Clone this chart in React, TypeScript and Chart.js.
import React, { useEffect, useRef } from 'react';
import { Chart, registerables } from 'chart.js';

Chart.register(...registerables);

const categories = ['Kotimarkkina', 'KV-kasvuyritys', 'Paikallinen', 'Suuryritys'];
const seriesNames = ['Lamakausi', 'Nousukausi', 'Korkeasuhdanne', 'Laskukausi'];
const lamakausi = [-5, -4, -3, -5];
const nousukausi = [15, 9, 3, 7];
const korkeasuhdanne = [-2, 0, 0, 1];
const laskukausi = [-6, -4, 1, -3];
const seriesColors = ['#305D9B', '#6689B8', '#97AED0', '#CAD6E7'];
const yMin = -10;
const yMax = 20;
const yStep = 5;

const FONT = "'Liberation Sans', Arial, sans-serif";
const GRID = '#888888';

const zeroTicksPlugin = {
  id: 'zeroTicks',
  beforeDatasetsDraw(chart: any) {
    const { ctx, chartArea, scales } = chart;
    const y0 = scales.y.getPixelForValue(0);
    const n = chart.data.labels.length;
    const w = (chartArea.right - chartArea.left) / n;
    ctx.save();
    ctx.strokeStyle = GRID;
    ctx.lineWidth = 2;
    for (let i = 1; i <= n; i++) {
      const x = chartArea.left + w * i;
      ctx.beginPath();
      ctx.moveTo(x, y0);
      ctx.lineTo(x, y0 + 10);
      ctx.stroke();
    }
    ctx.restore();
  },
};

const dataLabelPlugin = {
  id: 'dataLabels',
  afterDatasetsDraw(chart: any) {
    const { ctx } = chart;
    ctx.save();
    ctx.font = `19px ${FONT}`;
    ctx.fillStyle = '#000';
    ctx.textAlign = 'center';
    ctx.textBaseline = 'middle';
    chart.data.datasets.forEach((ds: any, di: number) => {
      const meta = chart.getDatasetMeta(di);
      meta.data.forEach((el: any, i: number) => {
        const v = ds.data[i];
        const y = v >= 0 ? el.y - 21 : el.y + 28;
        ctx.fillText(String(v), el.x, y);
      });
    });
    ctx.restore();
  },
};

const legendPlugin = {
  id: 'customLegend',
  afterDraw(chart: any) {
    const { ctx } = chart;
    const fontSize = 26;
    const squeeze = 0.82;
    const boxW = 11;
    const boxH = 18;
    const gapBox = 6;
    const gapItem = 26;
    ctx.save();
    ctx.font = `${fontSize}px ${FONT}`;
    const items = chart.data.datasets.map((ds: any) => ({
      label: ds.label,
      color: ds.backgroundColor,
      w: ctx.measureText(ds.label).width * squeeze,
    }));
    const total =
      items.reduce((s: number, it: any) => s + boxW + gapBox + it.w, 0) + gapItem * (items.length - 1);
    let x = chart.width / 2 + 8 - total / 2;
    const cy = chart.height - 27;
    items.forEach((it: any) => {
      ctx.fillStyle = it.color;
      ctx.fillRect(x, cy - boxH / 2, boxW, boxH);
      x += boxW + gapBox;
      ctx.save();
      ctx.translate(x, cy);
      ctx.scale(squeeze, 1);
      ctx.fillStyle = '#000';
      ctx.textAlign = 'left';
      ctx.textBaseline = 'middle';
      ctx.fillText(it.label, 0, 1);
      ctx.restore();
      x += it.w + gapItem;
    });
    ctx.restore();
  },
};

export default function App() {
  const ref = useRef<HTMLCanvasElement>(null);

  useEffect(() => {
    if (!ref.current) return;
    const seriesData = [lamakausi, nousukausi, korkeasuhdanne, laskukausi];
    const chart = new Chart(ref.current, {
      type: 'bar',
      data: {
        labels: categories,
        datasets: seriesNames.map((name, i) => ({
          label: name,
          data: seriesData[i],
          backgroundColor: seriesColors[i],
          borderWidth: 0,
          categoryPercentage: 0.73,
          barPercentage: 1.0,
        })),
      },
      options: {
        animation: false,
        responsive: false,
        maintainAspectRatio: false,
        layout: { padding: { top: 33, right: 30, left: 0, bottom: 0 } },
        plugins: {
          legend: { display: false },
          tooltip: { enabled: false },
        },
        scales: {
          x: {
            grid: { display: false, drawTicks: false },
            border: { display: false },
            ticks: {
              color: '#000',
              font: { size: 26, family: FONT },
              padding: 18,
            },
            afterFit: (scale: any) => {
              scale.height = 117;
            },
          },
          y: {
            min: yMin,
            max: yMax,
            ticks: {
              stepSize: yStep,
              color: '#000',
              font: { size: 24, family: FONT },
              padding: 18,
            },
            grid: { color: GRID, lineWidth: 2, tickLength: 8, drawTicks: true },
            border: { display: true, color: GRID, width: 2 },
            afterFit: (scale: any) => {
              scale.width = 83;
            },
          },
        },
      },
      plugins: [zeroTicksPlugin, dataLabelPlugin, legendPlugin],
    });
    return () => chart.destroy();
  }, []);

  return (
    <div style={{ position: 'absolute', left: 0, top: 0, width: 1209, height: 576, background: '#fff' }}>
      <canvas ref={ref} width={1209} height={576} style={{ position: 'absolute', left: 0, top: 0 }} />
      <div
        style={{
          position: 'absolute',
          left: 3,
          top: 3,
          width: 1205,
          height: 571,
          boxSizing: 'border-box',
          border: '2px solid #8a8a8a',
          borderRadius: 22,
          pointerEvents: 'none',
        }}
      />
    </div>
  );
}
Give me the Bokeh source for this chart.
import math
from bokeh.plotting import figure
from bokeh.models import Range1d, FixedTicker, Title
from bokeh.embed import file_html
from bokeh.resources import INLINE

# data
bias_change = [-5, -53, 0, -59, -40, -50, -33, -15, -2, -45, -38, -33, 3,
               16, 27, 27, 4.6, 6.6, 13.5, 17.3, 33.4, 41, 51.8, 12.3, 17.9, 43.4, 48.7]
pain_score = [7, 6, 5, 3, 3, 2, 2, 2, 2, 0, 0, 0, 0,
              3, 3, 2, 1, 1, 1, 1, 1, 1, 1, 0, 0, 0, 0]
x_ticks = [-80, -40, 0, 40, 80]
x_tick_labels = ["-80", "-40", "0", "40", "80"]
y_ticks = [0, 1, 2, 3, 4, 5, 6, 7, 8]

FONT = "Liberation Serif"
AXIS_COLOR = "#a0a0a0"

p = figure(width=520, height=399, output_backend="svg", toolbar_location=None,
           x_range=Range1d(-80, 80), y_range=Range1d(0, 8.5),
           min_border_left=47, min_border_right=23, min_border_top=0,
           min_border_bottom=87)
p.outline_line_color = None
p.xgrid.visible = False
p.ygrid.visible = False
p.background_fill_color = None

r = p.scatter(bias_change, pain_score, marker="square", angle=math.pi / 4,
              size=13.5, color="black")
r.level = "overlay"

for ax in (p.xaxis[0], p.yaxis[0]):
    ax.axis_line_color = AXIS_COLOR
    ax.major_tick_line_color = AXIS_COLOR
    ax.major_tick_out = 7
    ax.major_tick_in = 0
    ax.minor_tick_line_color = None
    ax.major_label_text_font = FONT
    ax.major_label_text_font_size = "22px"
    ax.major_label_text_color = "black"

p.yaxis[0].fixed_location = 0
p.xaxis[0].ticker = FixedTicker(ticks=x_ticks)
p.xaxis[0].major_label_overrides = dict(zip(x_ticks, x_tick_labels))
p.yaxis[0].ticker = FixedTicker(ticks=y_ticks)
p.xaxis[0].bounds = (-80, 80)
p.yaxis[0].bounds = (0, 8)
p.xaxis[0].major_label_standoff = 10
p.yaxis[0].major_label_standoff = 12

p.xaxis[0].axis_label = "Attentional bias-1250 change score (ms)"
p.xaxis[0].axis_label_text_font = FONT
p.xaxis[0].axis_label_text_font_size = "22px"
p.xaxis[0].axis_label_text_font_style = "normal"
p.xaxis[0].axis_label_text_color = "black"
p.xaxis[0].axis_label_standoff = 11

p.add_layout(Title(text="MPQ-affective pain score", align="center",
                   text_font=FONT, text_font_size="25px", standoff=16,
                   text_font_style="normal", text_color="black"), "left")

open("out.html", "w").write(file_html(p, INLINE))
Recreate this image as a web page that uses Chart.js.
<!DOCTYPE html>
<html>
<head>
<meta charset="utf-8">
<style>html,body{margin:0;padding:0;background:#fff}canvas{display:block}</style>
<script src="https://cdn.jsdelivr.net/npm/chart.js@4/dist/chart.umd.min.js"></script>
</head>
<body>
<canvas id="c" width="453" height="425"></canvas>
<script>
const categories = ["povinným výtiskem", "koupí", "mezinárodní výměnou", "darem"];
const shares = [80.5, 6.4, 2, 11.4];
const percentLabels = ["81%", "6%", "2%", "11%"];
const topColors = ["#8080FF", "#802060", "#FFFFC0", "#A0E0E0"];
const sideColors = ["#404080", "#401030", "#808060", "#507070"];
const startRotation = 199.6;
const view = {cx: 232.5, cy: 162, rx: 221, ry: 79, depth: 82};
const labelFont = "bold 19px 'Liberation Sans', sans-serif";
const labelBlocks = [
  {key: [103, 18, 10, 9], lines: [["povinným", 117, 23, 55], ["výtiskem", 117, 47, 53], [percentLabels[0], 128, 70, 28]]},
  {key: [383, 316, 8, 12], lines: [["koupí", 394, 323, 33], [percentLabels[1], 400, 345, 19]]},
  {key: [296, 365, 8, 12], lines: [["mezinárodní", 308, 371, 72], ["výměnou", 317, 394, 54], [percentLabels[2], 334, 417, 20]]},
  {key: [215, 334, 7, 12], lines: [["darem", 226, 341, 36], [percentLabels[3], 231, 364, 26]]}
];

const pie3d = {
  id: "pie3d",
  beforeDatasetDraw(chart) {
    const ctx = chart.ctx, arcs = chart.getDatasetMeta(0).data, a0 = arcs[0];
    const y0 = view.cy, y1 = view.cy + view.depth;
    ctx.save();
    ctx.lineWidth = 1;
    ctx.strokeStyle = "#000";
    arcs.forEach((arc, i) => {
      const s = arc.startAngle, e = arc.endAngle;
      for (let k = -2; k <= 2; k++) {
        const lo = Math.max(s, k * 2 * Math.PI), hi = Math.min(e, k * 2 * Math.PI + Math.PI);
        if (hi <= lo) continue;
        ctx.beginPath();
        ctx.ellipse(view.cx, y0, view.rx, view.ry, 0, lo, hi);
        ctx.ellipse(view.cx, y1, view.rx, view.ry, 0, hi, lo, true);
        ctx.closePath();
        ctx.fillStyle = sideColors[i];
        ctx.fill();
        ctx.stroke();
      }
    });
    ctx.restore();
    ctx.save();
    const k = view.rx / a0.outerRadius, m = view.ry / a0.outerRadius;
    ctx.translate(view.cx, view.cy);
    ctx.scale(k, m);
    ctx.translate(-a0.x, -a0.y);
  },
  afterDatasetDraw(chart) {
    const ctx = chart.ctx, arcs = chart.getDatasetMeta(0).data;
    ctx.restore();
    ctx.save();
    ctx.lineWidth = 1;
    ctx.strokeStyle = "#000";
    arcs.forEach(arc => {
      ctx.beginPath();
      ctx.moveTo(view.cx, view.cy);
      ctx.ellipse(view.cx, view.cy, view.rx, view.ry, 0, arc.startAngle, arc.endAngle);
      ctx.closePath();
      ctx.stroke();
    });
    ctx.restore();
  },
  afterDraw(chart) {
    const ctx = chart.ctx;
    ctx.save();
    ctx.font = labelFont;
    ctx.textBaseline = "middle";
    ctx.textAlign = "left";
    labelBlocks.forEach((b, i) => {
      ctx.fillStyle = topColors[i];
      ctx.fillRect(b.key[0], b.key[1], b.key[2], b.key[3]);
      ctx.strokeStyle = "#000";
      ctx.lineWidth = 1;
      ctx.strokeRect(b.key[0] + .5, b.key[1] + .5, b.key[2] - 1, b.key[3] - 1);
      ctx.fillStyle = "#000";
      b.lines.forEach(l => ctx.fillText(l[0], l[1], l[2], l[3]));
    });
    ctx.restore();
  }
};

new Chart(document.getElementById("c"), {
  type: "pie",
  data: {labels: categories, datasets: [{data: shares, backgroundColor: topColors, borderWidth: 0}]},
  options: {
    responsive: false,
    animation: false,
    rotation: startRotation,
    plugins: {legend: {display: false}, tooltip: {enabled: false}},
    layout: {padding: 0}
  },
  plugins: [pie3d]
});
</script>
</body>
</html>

^^^^

__AIM__.
Only a number is wanted: how many lines of the material include the word "React".

__COMPLETE ANSWER__.
2